### What to work on
Quote the data below in full, minus the images.

### Provided records
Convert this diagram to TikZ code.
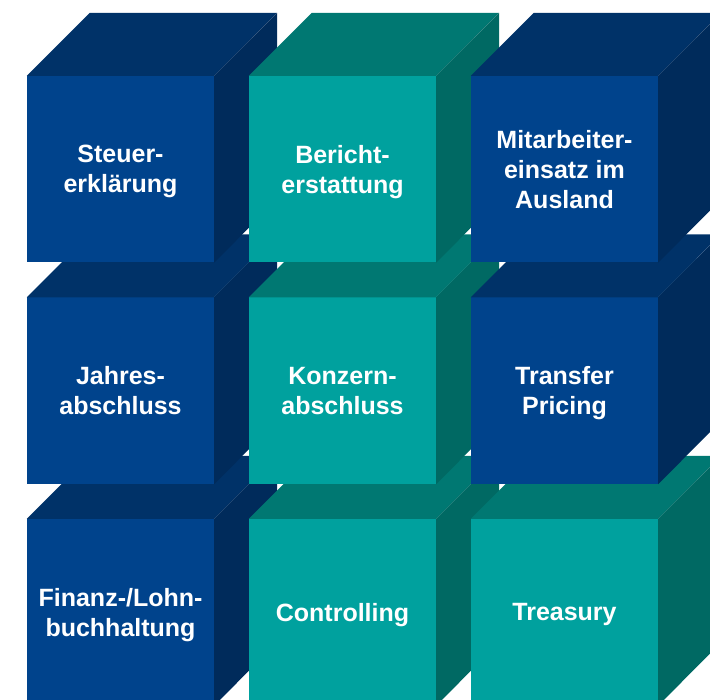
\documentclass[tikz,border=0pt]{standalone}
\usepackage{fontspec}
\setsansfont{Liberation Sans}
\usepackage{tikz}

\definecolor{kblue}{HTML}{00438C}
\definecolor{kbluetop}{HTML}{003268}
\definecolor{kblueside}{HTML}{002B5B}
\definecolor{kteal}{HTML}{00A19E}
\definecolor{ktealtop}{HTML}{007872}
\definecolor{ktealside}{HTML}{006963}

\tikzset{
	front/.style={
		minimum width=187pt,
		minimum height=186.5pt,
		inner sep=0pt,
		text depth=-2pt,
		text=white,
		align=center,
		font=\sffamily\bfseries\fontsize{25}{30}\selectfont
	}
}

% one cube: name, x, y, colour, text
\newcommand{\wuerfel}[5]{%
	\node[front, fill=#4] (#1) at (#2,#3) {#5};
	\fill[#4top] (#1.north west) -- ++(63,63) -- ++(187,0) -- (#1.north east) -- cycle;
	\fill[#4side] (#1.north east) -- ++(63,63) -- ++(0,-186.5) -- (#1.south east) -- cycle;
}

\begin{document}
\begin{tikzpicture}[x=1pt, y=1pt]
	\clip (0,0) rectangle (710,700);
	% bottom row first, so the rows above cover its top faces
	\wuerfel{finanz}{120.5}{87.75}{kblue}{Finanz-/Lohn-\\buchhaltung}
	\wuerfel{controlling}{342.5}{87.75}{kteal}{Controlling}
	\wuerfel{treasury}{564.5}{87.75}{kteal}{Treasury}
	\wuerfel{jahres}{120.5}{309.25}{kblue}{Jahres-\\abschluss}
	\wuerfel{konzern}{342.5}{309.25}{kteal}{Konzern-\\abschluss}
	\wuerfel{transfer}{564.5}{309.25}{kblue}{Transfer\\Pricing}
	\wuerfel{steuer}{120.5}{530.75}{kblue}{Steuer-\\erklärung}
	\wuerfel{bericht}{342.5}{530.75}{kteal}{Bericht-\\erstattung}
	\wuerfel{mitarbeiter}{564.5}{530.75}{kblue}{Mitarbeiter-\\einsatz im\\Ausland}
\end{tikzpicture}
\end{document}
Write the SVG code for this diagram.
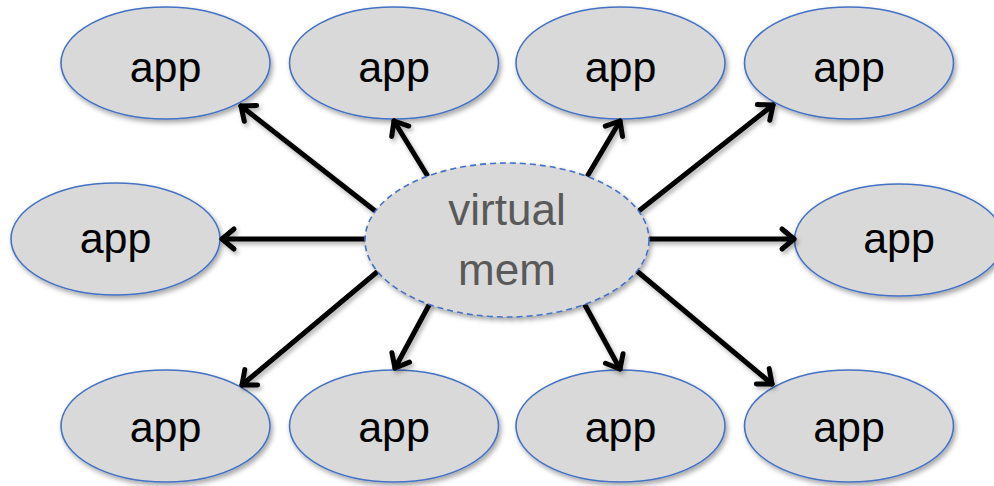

### Solution to this exercise
Convert this diagram to TikZ code.
\documentclass[tikz,border=0pt]{standalone}
\usepackage{fontspec}
\setsansfont{Liberation Sans}
\usepackage{tikz}

\definecolor{kblue}{HTML}{00438C}
\definecolor{kbluetop}{HTML}{003268}
\definecolor{kblueside}{HTML}{002B5B}
\definecolor{kteal}{HTML}{00A19E}
\definecolor{ktealtop}{HTML}{007872}
\definecolor{ktealside}{HTML}{006963}

\tikzset{
	front/.style={
		minimum width=187pt,
		minimum height=186.5pt,
		inner sep=0pt,
		text depth=-2pt,
		text=white,
		align=center,
		font=\sffamily\bfseries\fontsize{25}{30}\selectfont
	}
}

% one cube: name, x, y, colour, text
\newcommand{\wuerfel}[5]{%
	\node[front, fill=#4] (#1) at (#2,#3) {#5};
	\fill[#4top] (#1.north west) -- ++(63,63) -- ++(187,0) -- (#1.north east) -- cycle;
	\fill[#4side] (#1.north east) -- ++(63,63) -- ++(0,-186.5) -- (#1.south east) -- cycle;
}

\begin{document}
\begin{tikzpicture}[x=1pt, y=1pt]
	\clip (0,0) rectangle (710,700);
	% bottom row first, so the rows above cover its top faces
	\wuerfel{finanz}{120.5}{87.75}{kblue}{Finanz-/Lohn-\\buchhaltung}
	\wuerfel{controlling}{342.5}{87.75}{kteal}{Controlling}
	\wuerfel{treasury}{564.5}{87.75}{kteal}{Treasury}
	\wuerfel{jahres}{120.5}{309.25}{kblue}{Jahres-\\abschluss}
	\wuerfel{konzern}{342.5}{309.25}{kteal}{Konzern-\\abschluss}
	\wuerfel{transfer}{564.5}{309.25}{kblue}{Transfer\\Pricing}
	\wuerfel{steuer}{120.5}{530.75}{kblue}{Steuer-\\erklärung}
	\wuerfel{bericht}{342.5}{530.75}{kteal}{Bericht-\\erstattung}
	\wuerfel{mitarbeiter}{564.5}{530.75}{kblue}{Mitarbeiter-\\einsatz im\\Ausland}
\end{tikzpicture}
\end{document}
Write the SVG code for this diagram.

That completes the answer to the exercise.